I.
Reactionary concept of the State. - Analogy between this idea of the State and that of antiquity. - Difference between antique and modern society. - Changed circumstances.
The Jacobin theory can then be summarized in the following points:
* The speculative creation of a curtailed type of human being.
* An effort to adapt the living man to this type.
* The interference of public authority in every branch of public endeavor.
* Constraints put upon labor, trade and property, upon the family and education, upon worship, habits, customs and sentiments.
* The sacrifice of the individual to the community.
* The omnipotence of the State.
No theory could be more reactionary since it moves modern man back to a type of society which he, eighteen centuries ago, had already passed through and left behind.
During the historical era proceeding our own, and especially in the old Greek or Latin cities, in Rome or Sparta, which the Jacobins take for their models,[1] human society was shaped after the pattern of an army or convent. In a convent as in an army, one idea, absorbing and unique, predominates:
* The aim of the monk is to please God at any sacrifice.
* The soldier makes every sacrifice to obtain a victory.
Accordingly, each renounces every other desire and entirely abandons himself, the monk to his rules and the soldier to his drill. In like manner, in the antique world, two preoccupations were of supreme importance. In the first place, the city had its gods who were both its founders and protectors: it was therefore obliged to worship these in the most reverent and particular manner; otherwise, they abandoned it. The neglect of any insignificant rite might offend them and ruin it. In the second place, there was incessant warfare, and the spoils of war were atrocious; on a city being taken every citizen might expect to be killed or maimed, or sold at auction, and see his children and wife sold to the highest bidder.[2] In short, the antique city, with its acropolis of temples and its fortified citadel surrounded by implacable and threatening enemies, resembles for us the institution of the Knights of St. John on their rocks at Rhodes or Malta, a religious and military confraternity encamped around a church. - Liberty, under such conditions, is out of the question:
public convictions are too imperious; public danger is too great.
With this pressure upon him, and thus hampered, the individual gives himself up to the community, which takes full possession of him, because, to maintain its own existence, it needs the whole man.
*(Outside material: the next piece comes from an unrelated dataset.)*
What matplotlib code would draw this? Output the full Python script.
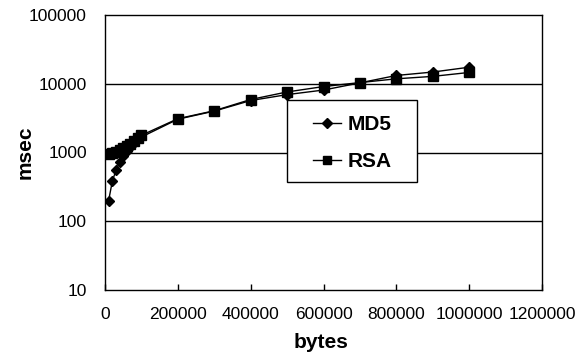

Henceforth, no one may develop apart and for himself; no one may act or think except within fixed lines. The type of Man is distinctly and clearly marked out, if not logically at least traditionally; each life, as well as each portion of each life must conform to this type;otherwise public security is compromised: any falling off in gymnastic education weakens the army; passing the images of the gods and neglecting the usual libation draws down celestial vengeance on the city. Consequently, to prevent all deviations, the State, absolute master, exercises unlimited jurisdiction; no freedom whatever is left to the individual, no portion of himself is reserved to himself, no sheltered corner against the strong hand of public force, neither his possessions, his children, his personality, his opinions or his conscience.[3] If, on voting days, he shares in the sovereignty, he is subject all the rest of the year, even to his private sentiments.
Rome, to serve these ends, had two censors. One of the archons of Athens was inquisitor of the faith. Socrates was put to death for not believing in the gods in which the city believed.[4] - In reality, not only in Greece and in Rome, but in Egypt, in China, in India, in Persia, in Judea, in Mexico, in Peru, during the first stages of civilization,[5] the principle of human communities is still that of gregarious animals: the individual belongs to his community the same as the bee to its hive and the ant to its ant-hill; he is simply an organ within an organism. Under a variety of structures and in diverse applications authoritative socialism alone prevails.
Just the opposite in modern society; what was once the rule has now become the exception; the antique system survives only in temporary associations, like that of an army, or in special associations, as in a convent. Gradually, the individual has liberated himself, and century after century, he has extended his domain and the two chains which once bound him fast to the community, have snapped or been lightened.
In the first place, public power has ceased to consist of a militia protecting a cult. In the beginning, through the institution of Christianity, civil society and religious society have become two distinct empires, Christ himself having separated the two jurisdictions;"Render unto C?sar the things which are C?sar's, and unto God the things that are God's."Additionally, through the rise of Protestantism, the great Church is split into numerous sects which, unable to destroy each other, have been so compelled to live together and the State, even when preferring one of them, has found it necessary to tolerate the others. Finally, through the development of Protestantism, philosophy and the sciences, speculative beliefs have multiplied. There are almost as many faiths now-a-days as there are thinking men, and, as thinking men are becoming daily more numerous, opinions are daily becoming more numerous. So should the State try to impose any one of these on society, this would excite opposition from an infinity of others;hence the wisdom in governing is found, first, in remaining neutral, and, next, in acknowledging that it is not qualified to interfere.